NEWARK (CN) – Families of fallen veterans claim in a federal class action that Prudential Insurance abuses its government-sanctioned monopoly to misappropriate “hundreds of millions of dollars worth of life insurance proceeds” due to “beneficiaries of fallen military service members and veterans.” The federal government created the programs during the Vietnam War due to insurers being “unwilling to underwrite insurance coverage for members of the service.”
Veterans and Military Families for Progress claims Prudential has “an exclusive government-sanctioned monopoly” on Veteran’s Life Insurance Programs under Servicemembers’ Group Life Insurance.
The program is supervised by the Department of Veterans Affairs.

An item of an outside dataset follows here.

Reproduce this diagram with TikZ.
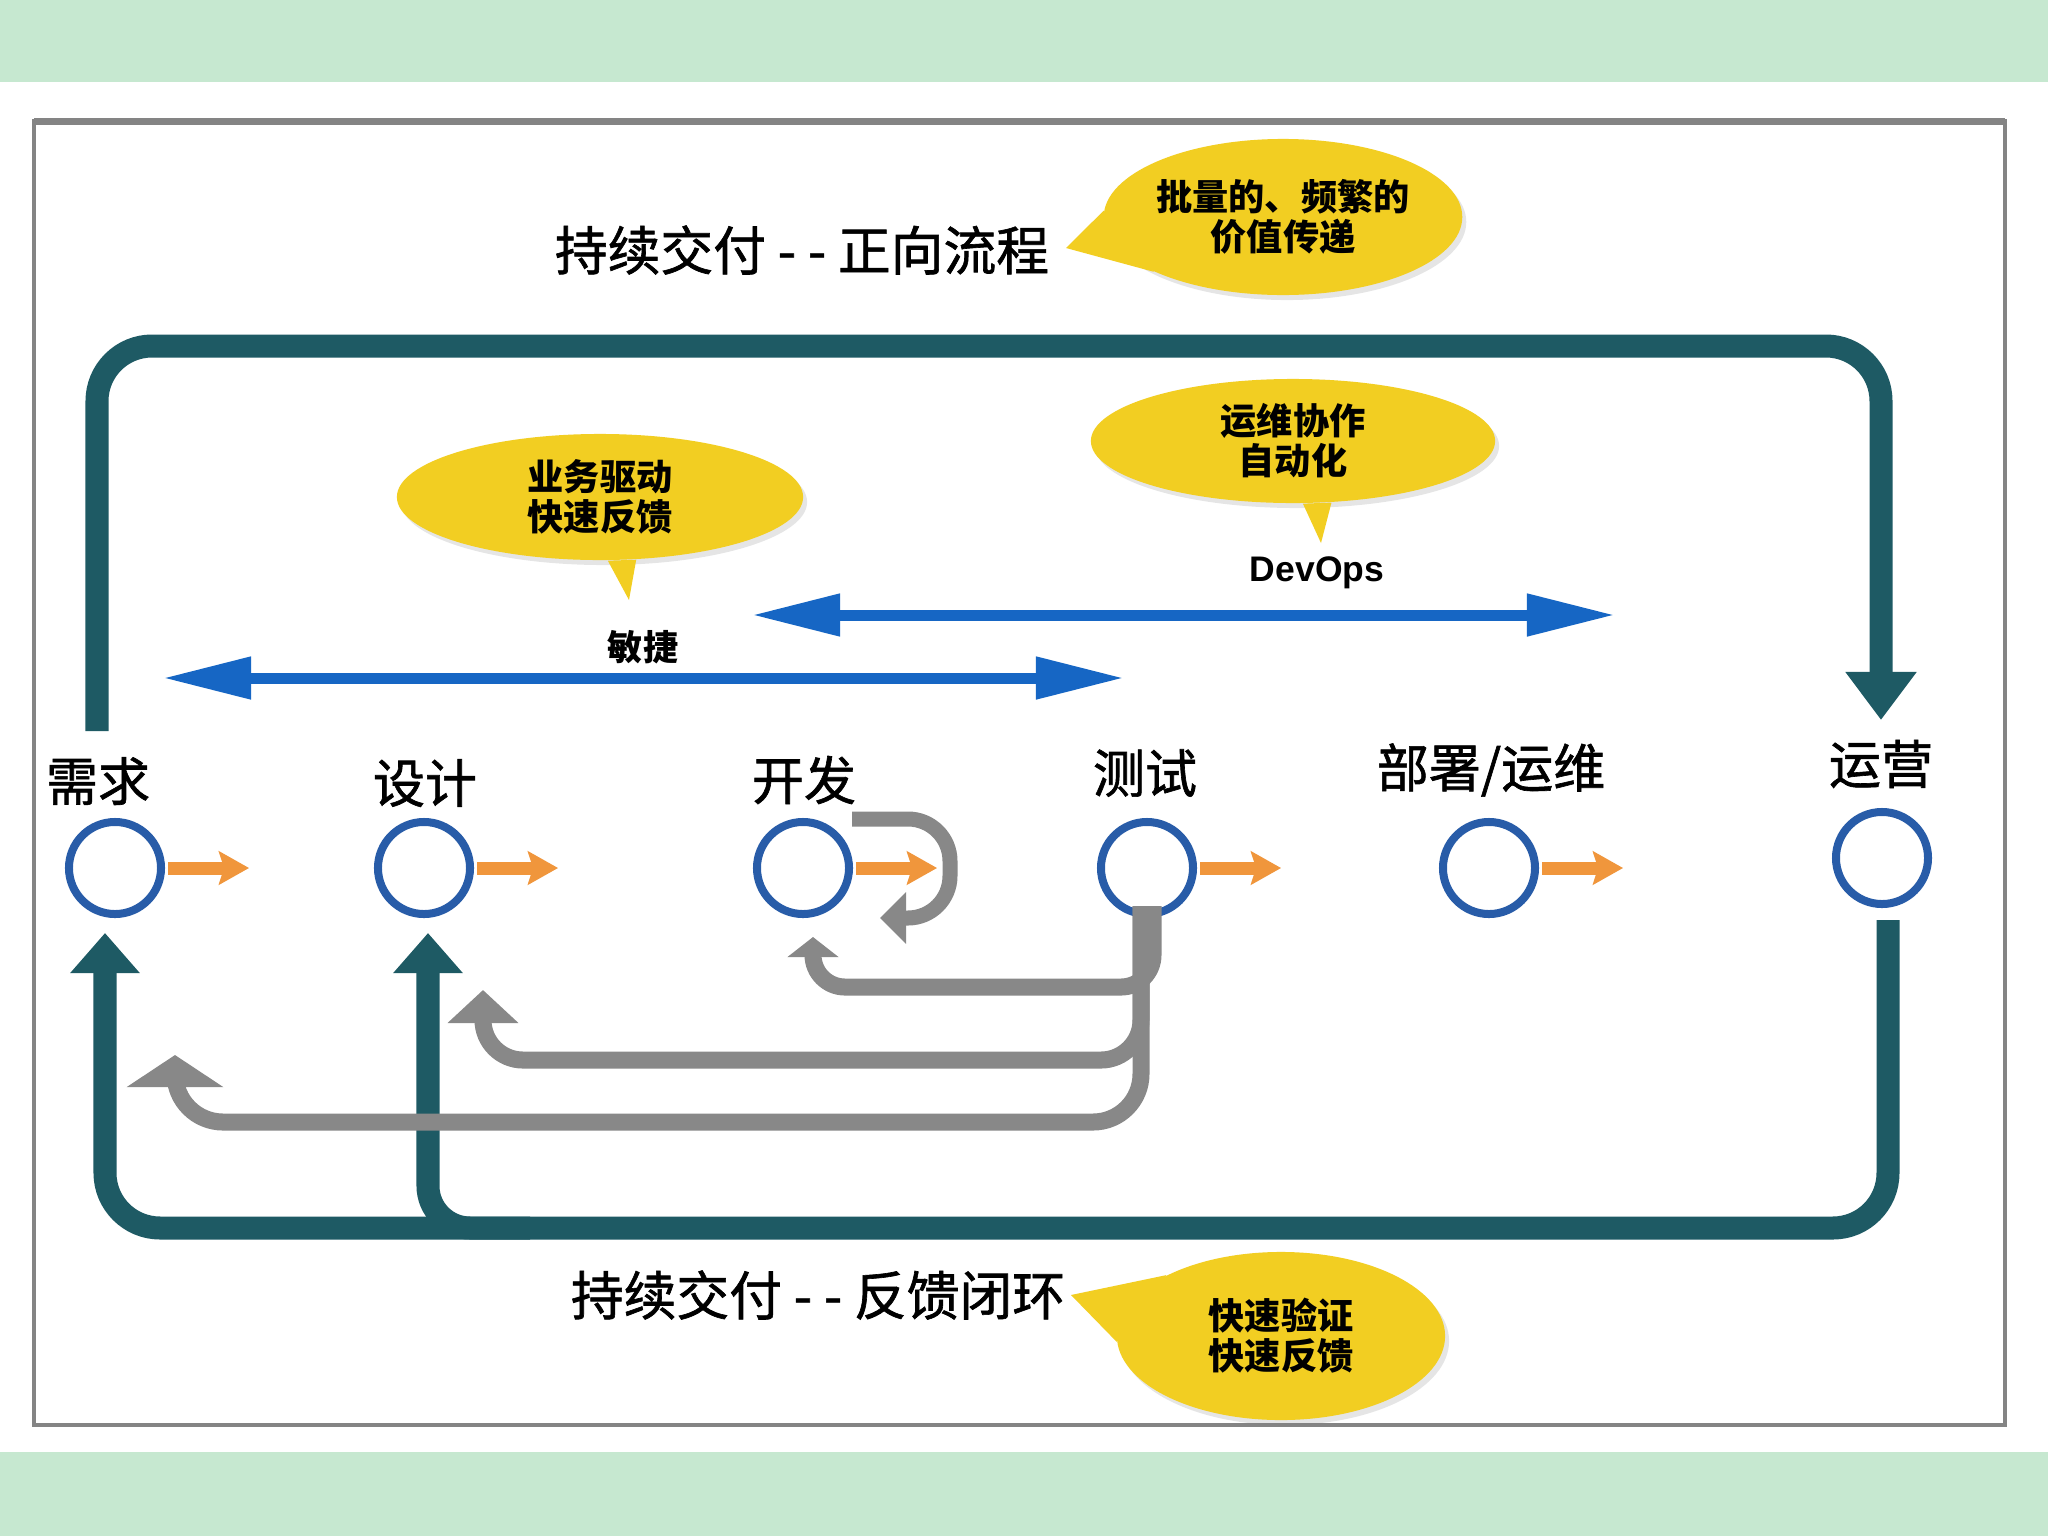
\documentclass[tikz,border=0pt]{standalone}
\usepackage{fontspec}
\setmainfont{Liberation Sans}
\newfontfamily\cjk{Noto Sans CJK SC}
\newfontfamily\cjkh[FakeBold=1.2]{Noto Sans CJK SC}
\usetikzlibrary{arrows.meta,shapes.geometric,shadows}

\definecolor{bandgreen}{RGB}{198,232,208}
\definecolor{framegray}{RGB}{132,132,132}
\definecolor{stageblue}{RGB}{40,92,168}
\definecolor{flowor}{RGB}{240,150,60}
\definecolor{loopteal}{RGB}{30,90,100}
\definecolor{fbgray}{RGB}{136,136,136}
\definecolor{spanblue}{RGB}{22,102,196}
\definecolor{bubbleyel}{RGB}{242,206,34}

\tikzset{
  stage/.style={circle, draw=stageblue, line width=0.08cm, fill=white, minimum size=0.92cm, inner sep=0pt},
  stagetext/.style={font=\cjkh\fontsize{14.8pt}{16pt}\selectfont, inner sep=0pt},
  headline/.style={font=\cjkh\fontsize{15pt}{16pt}\selectfont, inner sep=0pt},
  flow/.style={flowor, line width=0.13cm, shorten <=0.03cm, -{Stealth[length=0.3cm,width=0.33cm,inset=0.05cm]}},
  fwd/.style={loopteal, line width=0.23cm, rounded corners=0.55cm},
  fback/.style={fbgray, line width=0.17cm, rounded corners=0.4cm},
  spanarrow/.style={spanblue, line width=0.11cm, {Triangle[length=0.88cm,width=0.4cm]}-{Triangle[length=0.88cm,width=0.4cm]}},
  spantext/.style={font=\cjk\bfseries\fontsize{10pt}{11pt}\selectfont, inner sep=0pt},
  bubble/.style={ellipse, fill=bubbleyel, inner sep=0pt, align=center,
    font=\cjk\bfseries\fontsize{10.3pt}{11.4pt}\selectfont,
    drop shadow={shadow xshift=0.04cm, shadow yshift=-0.05cm, opacity=0.2}},
  tail/.style={fill=bubbleyel}
}

\begin{document}
\begin{tikzpicture}[x=0.01cm,y=-0.01cm]
\useasboundingbox (0,0) rectangle (2048,1536);
\fill[white] (0,0) rectangle (2048,1536);
\fill[bandgreen] (0,0) rectangle (2048,82);
\fill[bandgreen] (0,1452) rectangle (2048,1536);
\draw[framegray, line width=0.04cm] (34,121) rectangle (2005,1425);
\draw[framegray, line width=0.07cm] (34,121) -- (2005,121);

\foreach \n/\x/\y/\lx/\ly/\lbl in {req/115/868/98/781/需求, des/424/868/425/783/设计, dev/803/868/804/780/开发, tst/1147/868/1145/773/测试, dep/1489/868/1491/770/{部署/运维}, ops/1882/858/1881/764/运营}{
\node[stage] (\n) at (\x,\y) {};
\node[stagetext] (\n-t) at (\lx,\ly) {\lbl};
}

\foreach \n in {req,des,dev,tst,dep}{
\coordinate (\n-o) at ([xshift=0.84cm]\n.east);
\draw[flow] (\n) -- (\n-o);
}

\coordinate (fwd-out) at (97,731);
\coordinate (fwd-in) at (1881,720);
\draw[fwd, -{Triangle[length=0.48cm,width=0.68cm]}] (fwd-out) -- ++(0,-385) -| (fwd-in);

\coordinate (back-out) at (1888,920);
\coordinate (back-in) at (105,933);
\coordinate (back-split) at (530,1228);
\coordinate (back-des) at (428,933);
\draw[fwd, -{Triangle[length=0.4cm,width=0.67cm]}] (back-out) -- ++(0,308) -| (back-in);
\draw[fwd, rounded corners=0.42cm, -{Triangle[length=0.4cm,width=0.67cm]}] (back-split) -| (back-des);

\coordinate (fb-a) at ([shift={(0.06cm,0.12cm)}]tst.south);
\coordinate (fb-b) at ([shift={(-0.06cm,0.12cm)}]tst.south);
\coordinate (fb-dev) at (813,937);
\coordinate (fb-des) at (483,990);
\coordinate (fb-req) at (175,1055);
\draw[fback, rounded corners=0.32cm, -{Triangle[length=0.2cm,width=0.5cm]}] (fb-a) -- ++(0,81) -| (fb-dev);
\draw[fback, -{Triangle[length=0.33cm,width=0.69cm]}] (fb-b) -- ++(0,154) -| (fb-des);
\draw[fback, rounded corners=0.48cm, -{Triangle[length=0.32cm,width=0.95cm]}] (fb-b) -- ++(0,216) -| (fb-req);

\coordinate (self-out) at (852,819);
\coordinate (self-in) at (880,918);
\draw[fback, line width=0.15cm, rounded corners=0.42cm, -{Triangle[length=0.26cm,width=0.5cm]}] (self-out) -- ++(98,0) |- (self-in);

\coordinate (agile-l) at (163,678);
\coordinate (agile-r) at (1124,678);
\draw[spanarrow] (agile-l) -- (agile-r);
\coordinate (devops-l) at (752,615);
\coordinate (devops-r) at (1615,615);
\draw[spanarrow] (devops-l) -- (devops-r);
\node[spantext] (agile) at (643,647) {敏捷};
\node[font=\bfseries\fontsize{10.1pt}{11pt}\selectfont, inner sep=0pt] (devops) at (1317,573) {DevOps};

\node[bubble, minimum width=3.34cm, minimum height=1.56cm] (b-batch) at (1283,217) {批量的、频繁的\\价值传递};
\fill[tail] (b-batch.178) -- (1066,248) -- (b-batch.203) -- cycle;
\node[bubble, minimum width=4.06cm, minimum height=1.26cm] (b-agile) at (600,497) {业务驱动\\快速反馈};
\fill[tail] (b-agile.277) -- (629,600) -- (b-agile.300) -- cycle;
\node[bubble, minimum width=4.04cm, minimum height=1.24cm] (b-ops) at (1293,441) {运维协作\\自动化};
\fill[tail] (b-ops.279) -- (1321,543) -- (b-ops.302) -- cycle;
\node[bubble, minimum width=3.28cm, minimum height=1.68cm] (b-fast) at (1281,1336) {快速验证\\快速反馈};
\fill[tail] (b-fast.152) -- (1071,1295) -- (b-fast.182) -- cycle;

\node[headline] (fwd-title) at (802,250) {持续交付 - - 正向流程};
\node[headline] (back-title) at (818,1295) {持续交付 - - 反馈闭环};
\end{tikzpicture}
\end{document}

The class claims that Prudential is “required to disburse the life insurance proceeds to the beneficiaries of the fallen service members and veterans in accordance with regulatory mandates established by Congress.”
But they say the giant insurer instead has created an “Alliance Account” and “lines its own pockets with interest earnings accrued on lump sum insurance benefits owed to families of deceased service members.”
The class claims that the “Alliance Account” is riddled with problems and false representations, one of the most significant being that the money in the account lacks “the safety and security of FDIC insurance.”
They claim that Prudential puts the money from Alliance Accounts into its general corporate account, where, “undisclosed to the beneficiary, Prudential invests the money on its own behalf in bonds and other investments” that yield about 4 percent annual returns, “more than eight times as much as the paltry interest paid on money held in the Alliance Accounts.”
The families claim Prudential “takes every opportunity to steer the beneficiary away from taking the proceeds all at once;” that it charges arbitrary “fees” on the money in the account when no actual banking services are being provided; and that “uses its privileged position as the exclusive provider of insurance to the captive audience of military families” to take advantage of the families “in a time of unfathomable grief.”
The families seek an injunction, disgorgement of ill-gotten gains, restitution and damages for fraud, conversion, unjust enrichment, breach of duty, breach of faith, breach of contract and violations of 38 U.S.C. §1970(d) and 38 C.F.R. §9.5.
They are represented by Carl Beckwith with Beckwith and Wolf of Closter, N.J.